León Bendesky
Por más de dos décadas la economía mexicana ha ido dando de tumbos, con varias crisis sumamente costosas y recuperaciones del todo insuficientes. Hoy, en el mejor de los casos, esta economía ha alcanzado una estabilidad financiera que no consigue más que mantenerla en un estado de letargo. No se logra superar una situación que ya se hizo crónica y que consiste en: poco crecimiento del producto, poca capacidad de generar empleos, poco incremento duradero de los ingresos de las familias y, eso sí, mucha y desigualdad social.
Esta ha sido una historia de acomodos asociados con una serie de reformas mal hechas e incompletas y, otras que el Estado ha sido y es aún incapaz de promover. A la inoperancia de la economía ha correspondido mayor fragilidad social, y en ese entorno no es inexplicable la creciente tensión del ambiente político.
El proceso de reformas tal y como se ha desarrollado en este mismo periodo muestra los desajustes que hay en el país y cómo éstos se reproducen. Las nuevas reformas que se emprenden a jalones están insertas en ese mismo escenario y, por tanto, se traban o son, cuando mucho, parciales y sólo posponen los conflictos que hoy existen.

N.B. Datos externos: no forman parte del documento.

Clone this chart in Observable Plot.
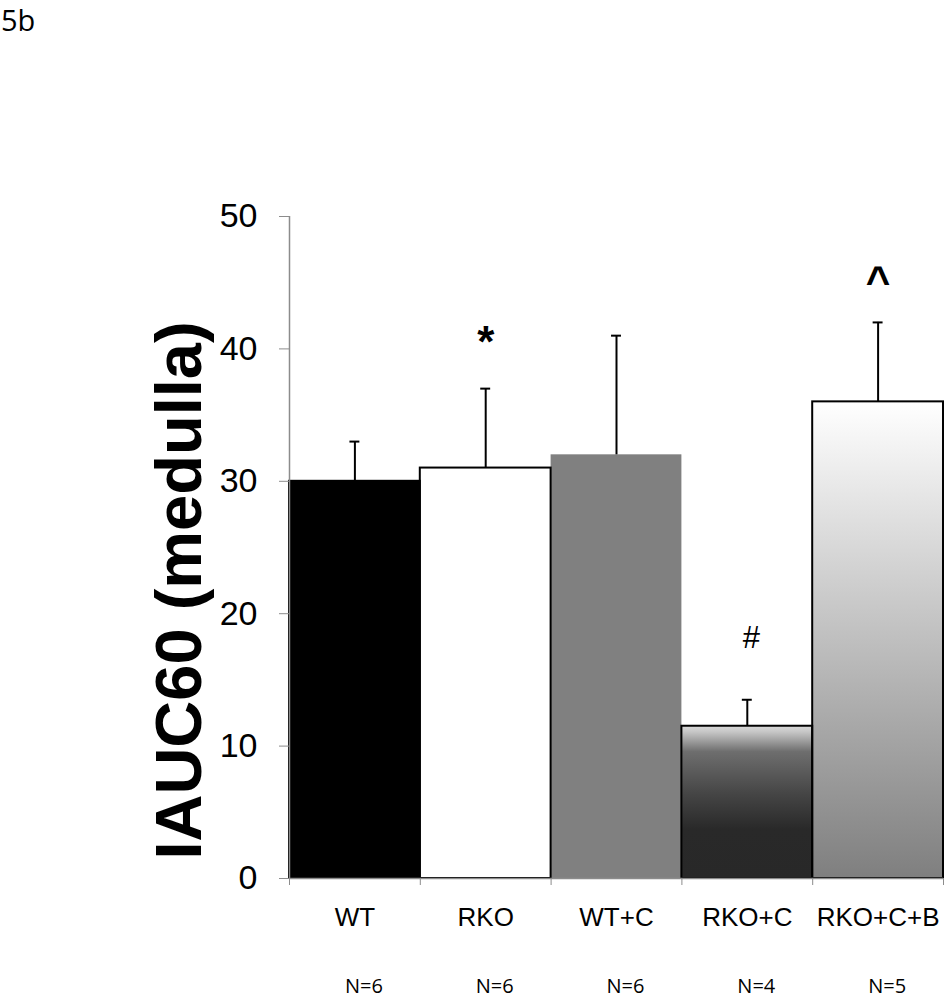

La apertura de la economía, que es la reforma madre, se inició a mediados de la década de 1980, y en 1995 entró en vigor el TLCAN. La cuestión del libre comercio es, según los principios convencionales de la teoría económica, una condición de eficiencia que podría, aunque nada lo garantiza, llevar a un mayor nivel de bienestar por medio del crecimiento; es más, hasta propone que el comercio es una forma preventiva de los desplazamientos de la población.

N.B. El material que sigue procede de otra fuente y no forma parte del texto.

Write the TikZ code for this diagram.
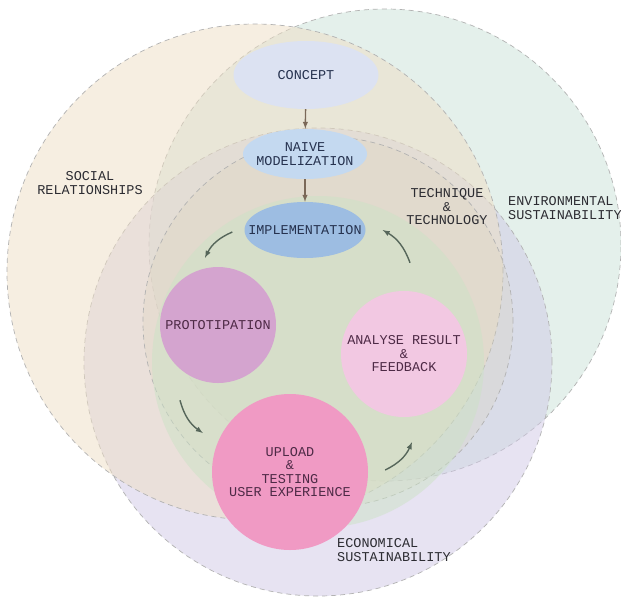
\documentclass[tikz,border=0pt]{standalone}
\usepackage{fontspec}
\newfontfamily\diafont{Liberation Mono}
\usetikzlibrary{shapes.geometric}
\definecolor{envc}{HTML}{CAE3D8}
\definecolor{econc}{HTML}{D0C9E6}
\definecolor{socialc}{HTML}{EEDEC4}
\definecolor{techc}{HTML}{DCD4B8}
\definecolor{greenc}{HTML}{CCE2C6}
\definecolor{conceptc}{HTML}{DCE2F2}
\definecolor{naivec}{HTML}{C4D9F0}
\definecolor{implc}{HTML}{9DBDE2}
\definecolor{protoc}{HTML}{D4A4CF}
\definecolor{analysec}{HTML}{F2C8E2}
\definecolor{uploadc}{HTML}{F09AC4}
\definecolor{flowc}{HTML}{7A6858}
\definecolor{cycc}{HTML}{56665A}
\definecolor{labc}{HTML}{2C2C32}
\definecolor{bluet}{HTML}{26324F}
\definecolor{pinkt}{HTML}{4E2A46}
\begin{document}
\begin{tikzpicture}[x=1pt,y=-1pt, font=\diafont\fontsize{13.5}{13.5}\selectfont,
 ring/.style={draw=black!30, dash pattern=on 5pt off 4pt, line width=.7pt, fill opacity=.5},
 lab/.style={align=center, text=labc, inner sep=0pt},
 oval/.style={ellipse, inner xsep=-15pt, inner ysep=0pt, align=center, text=bluet},
 bubble/.style={circle, inner sep=0pt, align=center, text=pinkt},
 flow/.style={-latex, draw=flowc, line width=1.4pt},
 cyc/.style={-latex, draw=cycc, line width=1.4pt}]
\useasboundingbox (0,0) rectangle (621,600);
\fill[white] (0,0) rectangle (621,600);
% big circles
\draw[ring, fill=envc] (385,245) circle[radius=236pt];
\draw[ring, fill=econc] (318,362) circle[radius=234pt];
\draw[ring, fill=socialc] (255,272) circle[radius=248pt];
\draw[ring, fill=techc, fill opacity=.25] (328,322) circle[radius=185pt];
\fill[greenc, opacity=.5] (318,362) circle[radius=166pt];
% labels
\path (90,183) node[lab]{SOCIAL\\RELATIONSHIPS}
 (447,207) node[lab]{TECHNIQUE\\\&\\TECHNOLOGY}
 (508,208) node[lab, align=left, anchor=west]{ENVIRONMENTAL\\SUSTAINABILITY}
 (337,550) node[lab, align=left, anchor=west]{ECONOMICAL\\SUSTAINABILITY};
% steps
\node[oval, fill=conceptc, minimum width=145pt, minimum height=68pt] (concept) at (306,75) {CONCEPT};
\node[oval, fill=naivec, minimum width=124pt, minimum height=50pt] (naive) at (305,154) {NAIVE\\MODELIZATION};
\node[oval, fill=implc, minimum width=121pt, minimum height=56pt] (impl) at (305,230) {IMPLEMENTATION};
\node[bubble, fill=protoc, minimum size=116pt] (proto) at (218,325) {PROTOTIPATION};
\node[bubble, fill=analysec, minimum size=126pt] (analyse) at (404,354) {ANALYSE RESULT\\\&\\FEEDBACK};
\node[bubble, fill=uploadc, minimum size=156pt] (upload) at (290,472) {UPLOAD\\\&\\TESTING\\USER EXPERIENCE};
\foreach \a/\b in {concept/naive, naive/impl} \draw[flow] (\a) -- (\b);
\foreach \a/\sa/\b/\sb in {impl.west/{-12,2}/proto.north/{-13,-9}, proto.south/{-38,17}/upload.west/{-9,-39},
 upload.east/{17,-2}/analyse.south/{8,25}, analyse.north/{6,-28}/impl.east/{17,0}}
 \draw[cyc] ([shift={(\sa)}]\a) to[bend right=20] ([shift={(\sb)}]\b);
\end{tikzpicture}
\end{document}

De ahí que la apertura y las reformas que acarrea se conviertan en un instrumento de la política económica, lo que no debía confundirse con un postulado metafísico como ha ocurrido desde que las promovieron Carlos Salinas y el grupo de técnicos asentados en las secretarías de Hacienda, Comercio y el Banco de México. Grupo que, por cierto, se ha reproducido de manera endogámica en el gobierno, a la par que aumenta la disfuncionalidad de esta economía.
Con la apertura y el TLCAN han cambiado, sin duda, muchas cosas en esta economía y, por lo mismo, en esta sociedad. El balance, sin embargo, no es positivo. Los datos indican que la productividad no ha crecido como se esperaba; las cadenas productivas están truncadas junto con las fuentes de crédito a las empresas; la competencia no se ha favorecido y, en cambio, la concentración en los sectores clave es mayor en términos de producción, financiamiento y exportaciones, cuestión que incide, por supuesto, en la concentración del ingreso; los consumidores no se han beneficiado por la estructura monopólica de los precios de muchos productos y servicios, el mercado laboral está dislocado y, a las corrientes de inversión que llegan de Estados Unidos corresponde el flujo contrario de las centenas de miles de migrantes que salen de México cada año por la creciente exclusión.

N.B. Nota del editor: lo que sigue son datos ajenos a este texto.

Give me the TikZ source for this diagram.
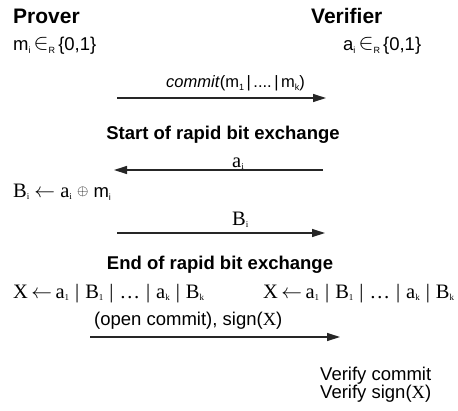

La economía de México tiende actualmente a una convergencia con la de Estados Unidos en cuanto a las tasas de inflación pero, sobre todo, del crecimiento del producto. Este último hecho representa una deformación, puesto que las condiciones de esa evolución son muy desiguales, y mientras que allá un crecimiento anual de 3 por ciento es muy satisfactorio, aquí es muy limitado y casi corresponde a un estancamiento.
Vuelve ahora la temporada de las reformas; el Ejecutivo y el legislativo se aprestan para ello nuevamente con pocas variaciones al tema. Hay ya un par de antecedentes que no podrán echarse por la borda cuando se abran los debates. Uno de ellos es la frustrada Ley Federal de Radio y Televisión desmantelada por inconstitucional por la Corte y, otro, es la reforma del ISSSTE, que ha generado tanta oposición. La reforma fiscal que propondrá Hacienda no parece tener novedad alguna y podrían preservarse las inequidades en el cobro de impuestos, con ello las penurias del Estado y las presiones sobre Pemex. La reforma energética no se puede plantear al margen de la reforma fiscal y tampoco sin una clara propuesta del papel de la energía en el desarrollo económico y la equidad social.
No queda claro la confianza que puede haber en la propuesta y discusión de las reformas cuando el gobierno insiste en las fórmulas que desde la administración zedillista están en un callejón sin salida. Tampoco cuando el Congreso da muestras de ineptitud legal y de un apetito patrimonialista que está fuera de proporción con su trabajo y las circunstancias generales de la población a la que representan. Esta es una sociedad dominada por las rentas asequibles a unos cuantos y las canonjías de otros tantos.
Las reformas sólo pueden realizarse si el quehacer se toma en serio, con una estrategia bien planteada y objetivos determinados, con consensos políticos firmemente establecidos y no sólo basados en el principio de la autoridad o cercados por intereses a los que no se puede tocar.